- Figure scripts -
========================================
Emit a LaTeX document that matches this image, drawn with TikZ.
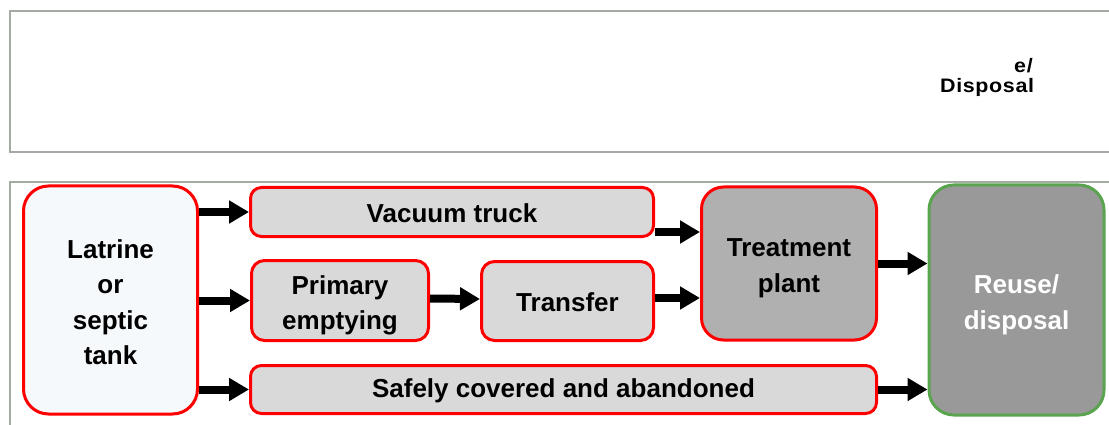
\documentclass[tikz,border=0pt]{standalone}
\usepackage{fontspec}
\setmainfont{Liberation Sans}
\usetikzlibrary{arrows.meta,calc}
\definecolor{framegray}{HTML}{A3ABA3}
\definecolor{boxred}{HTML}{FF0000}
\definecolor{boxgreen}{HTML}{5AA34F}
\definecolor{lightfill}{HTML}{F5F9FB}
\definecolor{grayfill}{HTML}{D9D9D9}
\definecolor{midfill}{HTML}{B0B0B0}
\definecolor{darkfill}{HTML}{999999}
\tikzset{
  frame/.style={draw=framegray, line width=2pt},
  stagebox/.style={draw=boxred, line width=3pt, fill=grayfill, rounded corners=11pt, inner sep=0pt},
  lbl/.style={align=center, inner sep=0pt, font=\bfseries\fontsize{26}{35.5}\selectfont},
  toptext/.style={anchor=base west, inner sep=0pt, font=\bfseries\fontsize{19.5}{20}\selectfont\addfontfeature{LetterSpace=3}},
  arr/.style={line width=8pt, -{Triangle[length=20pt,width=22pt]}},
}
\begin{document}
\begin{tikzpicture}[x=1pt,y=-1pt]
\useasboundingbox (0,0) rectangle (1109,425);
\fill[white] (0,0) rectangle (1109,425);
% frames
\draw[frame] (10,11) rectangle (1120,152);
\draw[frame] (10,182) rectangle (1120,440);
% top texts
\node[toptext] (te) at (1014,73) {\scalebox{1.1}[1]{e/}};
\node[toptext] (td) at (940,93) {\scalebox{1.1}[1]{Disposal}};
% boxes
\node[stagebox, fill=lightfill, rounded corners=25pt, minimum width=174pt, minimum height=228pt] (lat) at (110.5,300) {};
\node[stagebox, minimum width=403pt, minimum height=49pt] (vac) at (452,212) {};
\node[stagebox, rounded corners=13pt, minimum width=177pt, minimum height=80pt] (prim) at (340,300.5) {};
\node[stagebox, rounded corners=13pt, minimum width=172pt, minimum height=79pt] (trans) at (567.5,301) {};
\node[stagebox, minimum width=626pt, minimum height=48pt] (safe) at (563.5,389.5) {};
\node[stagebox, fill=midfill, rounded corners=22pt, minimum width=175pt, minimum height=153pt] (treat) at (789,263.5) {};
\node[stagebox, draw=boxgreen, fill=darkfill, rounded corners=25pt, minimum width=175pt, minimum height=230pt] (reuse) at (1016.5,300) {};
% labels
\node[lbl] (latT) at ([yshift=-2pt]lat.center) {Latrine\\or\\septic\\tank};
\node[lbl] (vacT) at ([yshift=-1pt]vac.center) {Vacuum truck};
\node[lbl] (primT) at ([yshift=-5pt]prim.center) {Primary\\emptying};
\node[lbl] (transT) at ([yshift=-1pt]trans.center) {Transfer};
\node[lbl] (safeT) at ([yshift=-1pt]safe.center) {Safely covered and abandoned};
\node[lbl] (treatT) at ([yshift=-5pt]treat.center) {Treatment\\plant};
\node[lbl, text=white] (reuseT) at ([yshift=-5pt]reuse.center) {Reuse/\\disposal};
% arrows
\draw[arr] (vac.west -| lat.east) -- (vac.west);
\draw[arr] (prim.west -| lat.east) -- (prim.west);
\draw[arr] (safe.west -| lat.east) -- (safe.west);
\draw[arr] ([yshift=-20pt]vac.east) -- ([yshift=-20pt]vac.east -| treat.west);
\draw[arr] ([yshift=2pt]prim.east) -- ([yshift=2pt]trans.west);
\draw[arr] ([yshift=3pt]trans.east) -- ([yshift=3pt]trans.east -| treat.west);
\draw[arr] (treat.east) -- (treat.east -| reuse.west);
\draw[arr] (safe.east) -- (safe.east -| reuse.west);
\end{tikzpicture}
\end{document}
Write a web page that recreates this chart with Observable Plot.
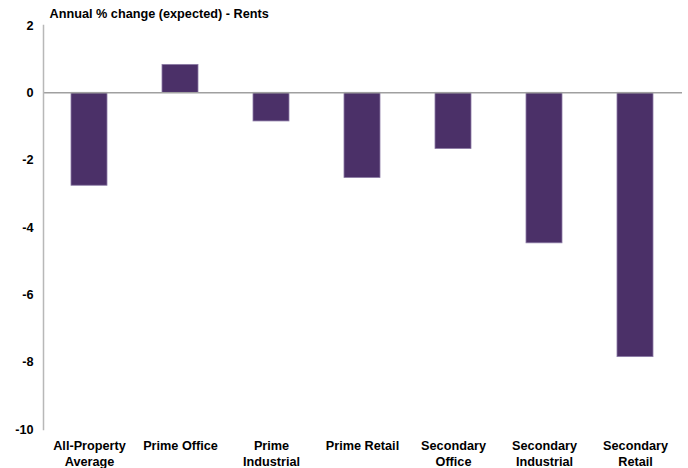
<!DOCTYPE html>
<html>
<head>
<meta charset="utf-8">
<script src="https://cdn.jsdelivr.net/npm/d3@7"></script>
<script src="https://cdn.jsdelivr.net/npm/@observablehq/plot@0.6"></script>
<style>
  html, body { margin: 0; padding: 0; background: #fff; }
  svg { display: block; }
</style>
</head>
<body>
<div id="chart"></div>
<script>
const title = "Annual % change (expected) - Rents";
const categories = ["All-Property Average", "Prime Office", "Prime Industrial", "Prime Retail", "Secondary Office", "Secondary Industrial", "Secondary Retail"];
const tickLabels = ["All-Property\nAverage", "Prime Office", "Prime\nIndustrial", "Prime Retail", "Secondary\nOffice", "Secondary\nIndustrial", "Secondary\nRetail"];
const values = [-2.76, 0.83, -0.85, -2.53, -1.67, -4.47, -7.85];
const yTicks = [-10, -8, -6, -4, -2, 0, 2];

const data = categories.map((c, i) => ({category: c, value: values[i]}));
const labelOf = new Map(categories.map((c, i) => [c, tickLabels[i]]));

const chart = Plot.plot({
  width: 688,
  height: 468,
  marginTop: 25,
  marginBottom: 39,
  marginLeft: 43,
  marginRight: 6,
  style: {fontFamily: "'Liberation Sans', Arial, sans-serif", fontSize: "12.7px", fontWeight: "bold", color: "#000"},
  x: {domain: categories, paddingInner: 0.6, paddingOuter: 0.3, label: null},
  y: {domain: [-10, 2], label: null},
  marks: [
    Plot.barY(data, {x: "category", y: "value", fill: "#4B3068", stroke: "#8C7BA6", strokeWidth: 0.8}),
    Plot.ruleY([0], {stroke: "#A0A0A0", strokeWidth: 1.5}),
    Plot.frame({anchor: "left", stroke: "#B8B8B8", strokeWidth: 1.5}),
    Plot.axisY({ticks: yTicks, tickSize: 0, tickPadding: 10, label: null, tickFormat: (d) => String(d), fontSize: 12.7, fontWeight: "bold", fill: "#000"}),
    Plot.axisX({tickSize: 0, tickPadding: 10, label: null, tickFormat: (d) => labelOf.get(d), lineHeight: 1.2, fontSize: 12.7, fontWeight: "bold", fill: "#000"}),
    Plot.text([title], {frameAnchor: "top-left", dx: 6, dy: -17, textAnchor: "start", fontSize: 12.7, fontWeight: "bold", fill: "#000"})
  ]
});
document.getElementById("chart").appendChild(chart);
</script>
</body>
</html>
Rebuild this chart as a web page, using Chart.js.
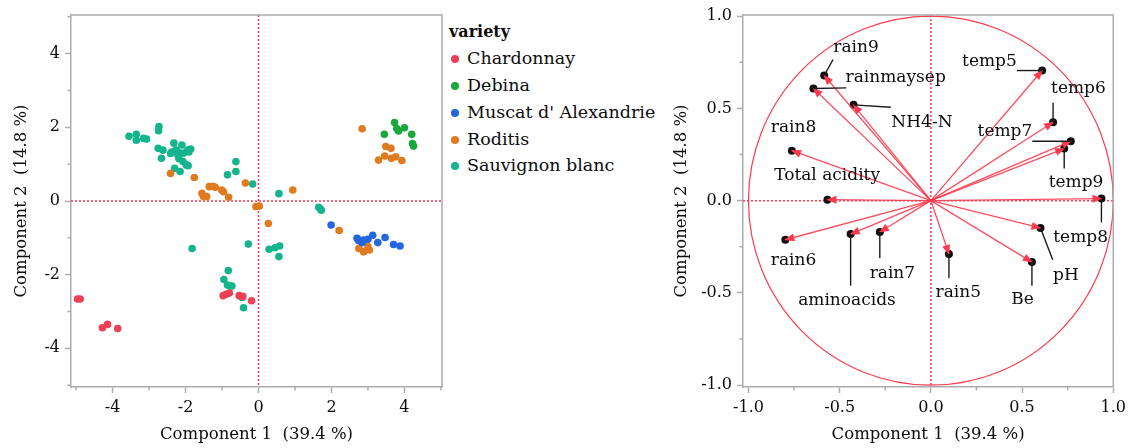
========================================
- What you have to do -
Scan the material above. Copy each line that holds the word "chart".

- Response to the task -
Write a web page that recreates this chart with Observable Plot.
<div id="chart"></div>
const chart = Plot.plot({
document.getElementById("chart").appendChild(chart);
Rebuild this chart as a web page, using Chart.js.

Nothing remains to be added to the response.